With warehouse space averaging $6.53 per square foot, efficient use of storage is a direct way to improve cash flow. Start by rethinking your warehouse layout. Place high-turnover items closer to packing stations to cut labor costs, and make the most of vertical space.

Inventory software can also help track supplier performance and negotiate better payment terms, ensuring your cash outflows align with inflows.

Take Pepper Palace, a spice-focused retail chain, as an example. They switched to a centralized inventory system to fix issues where online and in-store orders weren’t connected. This change eliminated the need for complex middleware and saved them $20,000 annually. As Corey Hnat, their Marketing and Digital Sales Manager, explained:

"Website and store orders, inventory, sales, payments, and customer data were all performing like they were detached from one another".

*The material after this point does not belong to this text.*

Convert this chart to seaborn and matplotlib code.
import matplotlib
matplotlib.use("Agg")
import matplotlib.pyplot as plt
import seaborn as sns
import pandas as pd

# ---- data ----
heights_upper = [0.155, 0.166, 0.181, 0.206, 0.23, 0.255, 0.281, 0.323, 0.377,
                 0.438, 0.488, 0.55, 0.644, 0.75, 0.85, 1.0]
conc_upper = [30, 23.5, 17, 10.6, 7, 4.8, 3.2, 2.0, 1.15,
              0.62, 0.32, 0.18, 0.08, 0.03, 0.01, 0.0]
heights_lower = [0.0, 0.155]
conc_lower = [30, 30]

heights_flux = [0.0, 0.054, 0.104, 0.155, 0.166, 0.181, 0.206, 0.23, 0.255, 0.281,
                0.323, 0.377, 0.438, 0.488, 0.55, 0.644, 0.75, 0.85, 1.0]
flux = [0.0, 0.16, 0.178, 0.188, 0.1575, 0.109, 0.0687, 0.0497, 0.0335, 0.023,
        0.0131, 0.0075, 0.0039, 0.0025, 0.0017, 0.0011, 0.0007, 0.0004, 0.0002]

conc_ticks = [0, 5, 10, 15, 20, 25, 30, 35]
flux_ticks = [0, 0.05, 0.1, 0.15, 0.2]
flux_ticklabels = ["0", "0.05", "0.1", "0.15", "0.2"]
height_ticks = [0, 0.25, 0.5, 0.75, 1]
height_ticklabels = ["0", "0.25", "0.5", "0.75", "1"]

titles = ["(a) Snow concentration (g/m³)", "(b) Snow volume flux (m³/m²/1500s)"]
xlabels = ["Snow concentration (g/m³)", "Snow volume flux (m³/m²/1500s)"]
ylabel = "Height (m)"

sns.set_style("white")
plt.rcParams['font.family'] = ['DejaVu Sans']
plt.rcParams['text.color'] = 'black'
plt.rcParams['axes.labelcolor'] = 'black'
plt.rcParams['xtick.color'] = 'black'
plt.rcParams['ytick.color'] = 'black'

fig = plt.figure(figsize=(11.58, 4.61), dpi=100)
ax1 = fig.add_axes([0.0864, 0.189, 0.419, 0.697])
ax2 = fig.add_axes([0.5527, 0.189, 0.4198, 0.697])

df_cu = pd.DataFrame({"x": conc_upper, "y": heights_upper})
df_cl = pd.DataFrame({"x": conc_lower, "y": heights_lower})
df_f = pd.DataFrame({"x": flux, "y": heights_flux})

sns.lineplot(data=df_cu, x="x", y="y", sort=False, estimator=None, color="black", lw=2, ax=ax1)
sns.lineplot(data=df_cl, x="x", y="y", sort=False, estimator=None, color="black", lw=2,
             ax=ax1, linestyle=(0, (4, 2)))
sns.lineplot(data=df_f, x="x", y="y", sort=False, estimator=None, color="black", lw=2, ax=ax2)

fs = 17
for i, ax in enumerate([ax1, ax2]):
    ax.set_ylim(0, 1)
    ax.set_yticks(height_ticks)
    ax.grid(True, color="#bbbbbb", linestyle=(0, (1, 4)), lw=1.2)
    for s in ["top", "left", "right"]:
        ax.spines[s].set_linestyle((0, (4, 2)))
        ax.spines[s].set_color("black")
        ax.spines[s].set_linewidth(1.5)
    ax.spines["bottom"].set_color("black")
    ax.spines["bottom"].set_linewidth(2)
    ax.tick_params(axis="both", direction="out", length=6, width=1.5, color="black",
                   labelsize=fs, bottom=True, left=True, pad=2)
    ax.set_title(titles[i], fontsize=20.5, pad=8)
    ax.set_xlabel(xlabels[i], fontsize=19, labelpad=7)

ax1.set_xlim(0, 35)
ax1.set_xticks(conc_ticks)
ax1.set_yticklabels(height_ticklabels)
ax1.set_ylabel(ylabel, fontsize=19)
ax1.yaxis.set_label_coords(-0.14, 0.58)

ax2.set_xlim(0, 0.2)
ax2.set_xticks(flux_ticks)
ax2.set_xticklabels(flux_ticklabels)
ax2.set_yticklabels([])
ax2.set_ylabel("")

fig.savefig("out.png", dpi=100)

Conduct regular audits to identify slow-moving or “dead” SKUs. Use tools to track metrics like "last sold date" and "overstock units" so you can quickly liquidate these items through discounts or bundles. With efficient storage and supplier terms in place, inventory management becomes even more streamlined.

Use Inventory Management Tools

If you’re still relying on spreadsheets, you’re likely dealing with errors and overstocking. Modern inventory tools eliminate these issues by providing real-time visibility into your stock levels.

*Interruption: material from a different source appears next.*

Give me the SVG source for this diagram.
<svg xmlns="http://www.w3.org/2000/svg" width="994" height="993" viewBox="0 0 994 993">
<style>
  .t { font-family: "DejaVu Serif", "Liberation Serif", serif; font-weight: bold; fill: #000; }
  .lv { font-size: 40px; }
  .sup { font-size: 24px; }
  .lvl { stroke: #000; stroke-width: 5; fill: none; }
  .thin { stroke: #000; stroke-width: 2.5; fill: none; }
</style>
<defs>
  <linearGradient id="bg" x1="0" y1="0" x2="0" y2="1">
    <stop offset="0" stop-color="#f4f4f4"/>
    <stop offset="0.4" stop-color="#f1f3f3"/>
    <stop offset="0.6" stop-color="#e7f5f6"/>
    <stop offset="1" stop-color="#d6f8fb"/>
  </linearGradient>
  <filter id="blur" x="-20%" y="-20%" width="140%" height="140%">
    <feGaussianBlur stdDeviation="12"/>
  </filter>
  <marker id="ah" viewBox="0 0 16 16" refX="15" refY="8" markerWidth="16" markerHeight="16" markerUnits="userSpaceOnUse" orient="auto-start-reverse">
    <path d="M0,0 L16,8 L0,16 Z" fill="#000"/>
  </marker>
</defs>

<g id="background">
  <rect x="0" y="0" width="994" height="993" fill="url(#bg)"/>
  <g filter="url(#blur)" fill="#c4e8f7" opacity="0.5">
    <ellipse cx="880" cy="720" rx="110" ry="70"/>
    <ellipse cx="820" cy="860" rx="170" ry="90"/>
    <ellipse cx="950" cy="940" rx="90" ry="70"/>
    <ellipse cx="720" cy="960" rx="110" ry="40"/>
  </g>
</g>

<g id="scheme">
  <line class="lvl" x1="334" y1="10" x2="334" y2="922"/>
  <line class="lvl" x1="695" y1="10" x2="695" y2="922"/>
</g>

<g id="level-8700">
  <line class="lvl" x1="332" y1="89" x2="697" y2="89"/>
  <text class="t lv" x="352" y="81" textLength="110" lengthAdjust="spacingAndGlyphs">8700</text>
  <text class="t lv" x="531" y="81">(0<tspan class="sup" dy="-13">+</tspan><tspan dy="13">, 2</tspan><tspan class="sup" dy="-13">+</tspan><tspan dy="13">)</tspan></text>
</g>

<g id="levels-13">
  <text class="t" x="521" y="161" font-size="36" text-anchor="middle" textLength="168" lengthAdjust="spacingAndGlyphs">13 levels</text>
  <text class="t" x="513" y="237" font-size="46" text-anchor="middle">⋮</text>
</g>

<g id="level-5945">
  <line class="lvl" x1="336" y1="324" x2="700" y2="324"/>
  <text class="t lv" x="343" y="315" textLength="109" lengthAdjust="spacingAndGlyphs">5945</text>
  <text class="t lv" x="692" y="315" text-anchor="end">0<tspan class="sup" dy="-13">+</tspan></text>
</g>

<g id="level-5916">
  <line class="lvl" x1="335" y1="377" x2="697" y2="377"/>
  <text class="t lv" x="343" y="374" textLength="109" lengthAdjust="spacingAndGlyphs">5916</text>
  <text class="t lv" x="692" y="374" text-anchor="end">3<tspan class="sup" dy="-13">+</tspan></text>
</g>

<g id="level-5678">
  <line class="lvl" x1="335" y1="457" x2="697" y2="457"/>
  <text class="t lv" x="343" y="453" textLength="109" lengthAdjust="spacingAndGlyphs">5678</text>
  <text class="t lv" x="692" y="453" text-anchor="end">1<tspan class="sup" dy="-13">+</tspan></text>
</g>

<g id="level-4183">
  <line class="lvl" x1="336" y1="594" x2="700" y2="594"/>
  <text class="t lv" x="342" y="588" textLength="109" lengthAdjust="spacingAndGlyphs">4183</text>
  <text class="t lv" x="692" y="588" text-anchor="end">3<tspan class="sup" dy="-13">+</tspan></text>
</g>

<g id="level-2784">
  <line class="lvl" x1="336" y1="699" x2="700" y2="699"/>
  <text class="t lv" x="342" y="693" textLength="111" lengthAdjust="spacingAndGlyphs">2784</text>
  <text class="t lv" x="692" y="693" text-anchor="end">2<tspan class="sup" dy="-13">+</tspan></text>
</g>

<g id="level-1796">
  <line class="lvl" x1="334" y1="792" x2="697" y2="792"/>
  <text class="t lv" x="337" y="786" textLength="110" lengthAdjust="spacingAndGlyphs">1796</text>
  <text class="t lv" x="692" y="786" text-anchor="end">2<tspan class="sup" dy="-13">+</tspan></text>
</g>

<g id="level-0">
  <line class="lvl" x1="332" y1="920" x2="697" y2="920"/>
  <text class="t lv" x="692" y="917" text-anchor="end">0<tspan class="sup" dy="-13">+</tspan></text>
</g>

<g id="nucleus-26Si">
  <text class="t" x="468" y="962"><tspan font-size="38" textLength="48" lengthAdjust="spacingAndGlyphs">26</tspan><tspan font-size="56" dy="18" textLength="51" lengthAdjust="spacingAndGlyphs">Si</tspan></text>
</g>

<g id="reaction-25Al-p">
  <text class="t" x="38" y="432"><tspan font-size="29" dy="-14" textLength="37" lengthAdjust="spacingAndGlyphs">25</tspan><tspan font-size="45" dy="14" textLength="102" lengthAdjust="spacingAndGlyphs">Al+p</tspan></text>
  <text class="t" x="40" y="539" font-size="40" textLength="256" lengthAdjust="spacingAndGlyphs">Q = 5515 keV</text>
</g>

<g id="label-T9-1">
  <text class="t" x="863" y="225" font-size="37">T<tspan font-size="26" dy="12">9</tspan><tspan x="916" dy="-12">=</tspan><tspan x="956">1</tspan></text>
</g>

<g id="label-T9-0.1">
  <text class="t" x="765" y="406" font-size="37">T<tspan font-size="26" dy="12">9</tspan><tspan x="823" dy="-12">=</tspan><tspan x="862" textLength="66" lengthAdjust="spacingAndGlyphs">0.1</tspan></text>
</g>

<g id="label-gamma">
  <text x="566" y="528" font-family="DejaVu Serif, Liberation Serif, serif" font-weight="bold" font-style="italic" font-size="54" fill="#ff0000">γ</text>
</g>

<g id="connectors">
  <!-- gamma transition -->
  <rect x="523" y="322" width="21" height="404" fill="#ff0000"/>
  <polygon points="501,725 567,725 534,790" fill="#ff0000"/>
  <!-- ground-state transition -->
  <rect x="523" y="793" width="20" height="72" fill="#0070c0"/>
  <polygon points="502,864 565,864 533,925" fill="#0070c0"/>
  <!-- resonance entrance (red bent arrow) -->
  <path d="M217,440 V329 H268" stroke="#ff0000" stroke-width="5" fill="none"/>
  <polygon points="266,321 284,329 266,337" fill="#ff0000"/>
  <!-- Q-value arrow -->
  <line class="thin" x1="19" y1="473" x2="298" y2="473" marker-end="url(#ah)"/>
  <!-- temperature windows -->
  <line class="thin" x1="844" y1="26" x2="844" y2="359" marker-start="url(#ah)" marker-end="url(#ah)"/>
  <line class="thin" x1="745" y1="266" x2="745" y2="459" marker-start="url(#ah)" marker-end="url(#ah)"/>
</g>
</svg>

Forstock, for instance, integrates seamlessly with Shopify, offering a single dashboard to track inventory, manage suppliers, and monitor performance across multiple locations. The platform automates purchase orders based on reorder points and safety stock alerts, ensuring you only order what’s needed, when it’s needed.

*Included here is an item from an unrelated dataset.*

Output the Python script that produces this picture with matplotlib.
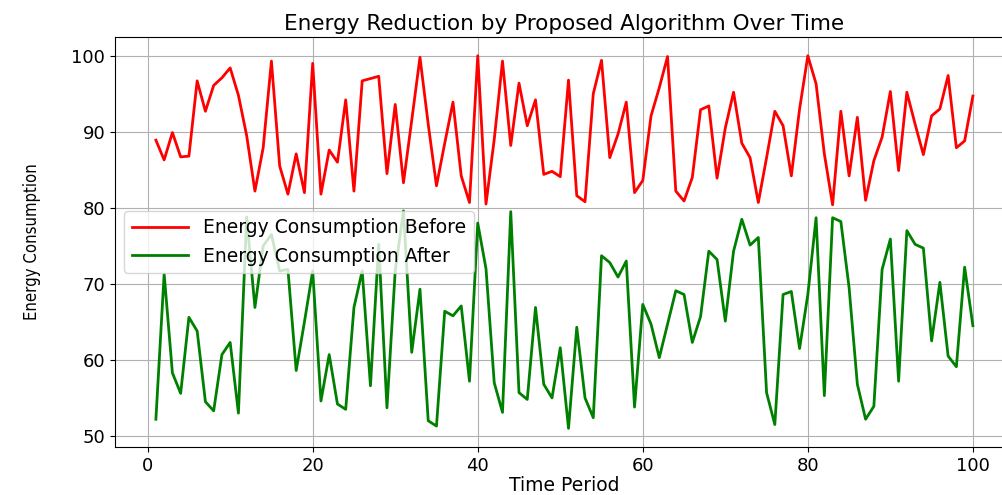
import numpy as np
import matplotlib
matplotlib.use("Agg")
import matplotlib.pyplot as plt

# time axis 1..100
time_period = np.arange(1, 101)

# values
energy_before = [
    88.9, 86.3, 89.9, 86.7, 86.8, 96.7, 92.7, 96.1, 97.1, 98.4,
    94.8, 89.5, 82.2, 87.9, 99.3, 85.5, 81.8, 87.1, 82.0, 99.0,
    81.8, 87.6, 86.0, 94.2, 82.2, 96.7, 97.0, 97.3, 84.5, 93.6,
    83.3, 91.5, 99.8, 91.0, 82.9, 88.5, 93.9, 84.2, 80.7, 100.0,
    80.5, 89.0, 99.3, 88.2, 96.4, 90.8, 94.2, 84.4, 84.8, 84.1,
    96.8, 81.6, 80.8, 95.0, 99.4, 86.6, 89.7, 93.9, 82.0, 83.6,
    92.1, 95.8, 99.9, 82.2, 80.9, 84.0, 92.9, 93.4, 83.9, 90.5,
    95.2, 88.5, 86.6, 80.7, 86.6, 92.7, 90.8, 84.2, 93.0, 100.0,
    96.3, 87.1, 80.4, 92.7, 84.2, 91.9, 81.0, 86.2, 89.3, 95.3,
    84.9, 95.2, 91.0, 87.0, 92.1, 93.0, 97.4, 87.9, 88.8, 94.7,
]

energy_after = [
    52.2, 71.3, 58.3, 55.6, 65.6, 63.8, 54.5, 53.3, 60.7, 62.3,
    53.0, 78.8, 66.9, 75.0, 76.5, 71.7, 71.9, 58.6, 65.0, 71.7,
    54.6, 60.7, 54.2, 53.5, 66.9, 71.7, 56.6, 75.2, 53.7, 71.7,
    79.6, 61.0, 69.3, 52.0, 51.3, 66.4, 65.8, 67.1, 57.2, 78.0,
    72.0, 57.0, 53.1, 79.5, 55.7, 54.8, 66.9, 56.8, 55.0, 61.6,
    51.0, 64.3, 55.0, 52.4, 73.7, 72.8, 70.9, 73.0, 53.8, 67.3,
    64.7, 60.3, 64.7, 69.1, 68.6, 62.3, 65.7, 74.3, 73.2, 65.1,
    74.3, 78.5, 75.1, 76.1, 55.7, 51.5, 68.6, 69.0, 61.5, 68.6,
    78.7, 55.3, 78.7, 78.2, 69.5, 56.8, 52.2, 53.9, 71.9, 75.9,
    57.2, 77.0, 75.2, 74.7, 62.5, 70.2, 60.5, 59.1, 72.2, 64.5,
]

fig = plt.figure(figsize=(10.03, 4.95), dpi=100)
ax = fig.add_axes([0.1147, 0.097, 0.896, 0.828])

ax.plot(time_period, energy_before, color="red", lw=2, label="Energy Consumption Before")
ax.plot(time_period, energy_after, color="green", lw=2, label="Energy Consumption After")

ax.set_title("Energy Reduction by Proposed Algorithm Over Time", fontsize=15.5, pad=5)
ax.set_xlabel("Time Period", fontsize=13.5, labelpad=1)
ax.set_ylabel("Energy Consumption", fontsize=12, fontstretch="condensed", labelpad=22)
ax.tick_params(labelsize=13)
ax.set_xticks([0, 20, 40, 60, 80, 100])
ax.set_yticks([50, 60, 70, 80, 90, 100])
ax.grid(True)
ax.legend(loc="center left", fontsize=13.5, handlelength=3)

fig.savefig("out.png", dpi=100)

Dynamic reorder points, calculated using demand forecasts and supplier lead times, replace outdated static numbers, removing the guesswork from ordering decisions. This approach prevents both stockouts and overstocking, keeping your cash flow healthy. Plus, Forstock centralizes supplier communication and provides detailed analytics, allowing you to identify underperforming SKUs. This frees up time for focusing on growth areas like marketing, product innovation, or improving the customer experience.

Conclusion

Carrying costs can take a big bite out of your cash flow, limiting the resources available for growth. When a large portion of your inventory's value is tied up in these costs, it means less money for things like marketing, product innovation, or hiring the right people to expand your business. In fact, how well you manage your inventory often determines whether you’re constantly battling cash flow issues or have the financial flexibility to jump on new opportunities.

To address this challenge, the path forward is clear: sharpen your forecasting, embrace just-in-time inventory methods, and streamline your storage processes to unlock cash for growth. As Nauman Poonja from Accounovation explains:

"Managing inventory goes beyond just tracking products - it directly impacts your cash flow and profits".

The key to success lies in systems that empower you to make fast, informed decisions.

Using inventory management tools like Forstock can take your strategy to the next level. With features like real-time tracking, automated processes, and AI-powered forecasting that adjusts to sales trends and seasonality, Forstock helps reduce carrying costs while protecting your cash flow. Its unified dashboard simplifies inventory tracking across multiple locations, and the 12-month demand planning feature ensures smarter ordering decisions. The result? Freed-up cash, better focus, and improved profitability.

FAQs

What are carrying costs, and how can I calculate them for my business?

Carrying costs, often called holding costs, represent the expenses a business takes on to store and manage its inventory. These costs cover a range of factors, including storage fees, labor, insurance, taxes, depreciation, shrinkage (loss of inventory due to theft or damage), and the opportunity cost of having capital tied up in inventory.

To figure out carrying costs, start by calculating your average inventory. This is done by adding the value of your beginning inventory and ending inventory for a specific period, then dividing that total by 2. Once you have your average inventory, multiply it by your total annual holding cost rate - a percentage that combines all the individual carrying cost components. By understanding and analyzing these costs, businesses can uncover inefficiencies and improve cash flow by maintaining better inventory levels.

How can I reduce inventory-carrying costs effectively?

Reducing inventory-carrying costs begins with striking the right balance between having enough stock to meet demand and avoiding unnecessary storage-related expenses. Leveraging AI-driven demand forecasting helps align your inventory with projected sales, preventing overstocking and cutting down on costs like storage fees, insurance, and depreciation. Adopting a just-in-time (JIT) strategy can also minimize the time inventory spends sitting in storage, reducing labor and handling expenses.

Today's advanced inventory management tools can identify slow-moving products, suggest ideal safety stock levels, and even automate purchase orders - keeping your inventory streamlined and efficient. You can also save on operational costs by negotiating better storage rates, consolidating warehouse locations, and introducing automation techniques like cross-docking. Additionally, improving coordination with suppliers to shorten lead times means you won’t need to hold inventory for extended periods.

For Shopify brands, Forstock offers an all-in-one solution to make this process easier. It combines real-time demand forecasting, automated purchase order generation, and detailed inventory analytics. This platform helps lower carrying costs, enhance cash flow, and ensure stock levels are perfectly tuned to meet customer demand without excess inventory.

What is the impact of Just-in-Time inventory management on cash flow?

Just-in-Time (JIT) inventory management is a smart way to improve cash flow by keeping stock levels lean and cutting down on carrying costs like storage fees and insurance. By avoiding unnecessary inventory, businesses can free up capital that might otherwise be stuck in unsold products.

This method also helps prevent overstocking, which can result in wasted resources or products becoming obsolete. With JIT, companies can use their funds more efficiently, leaving room to invest in growth or handle unexpected costs.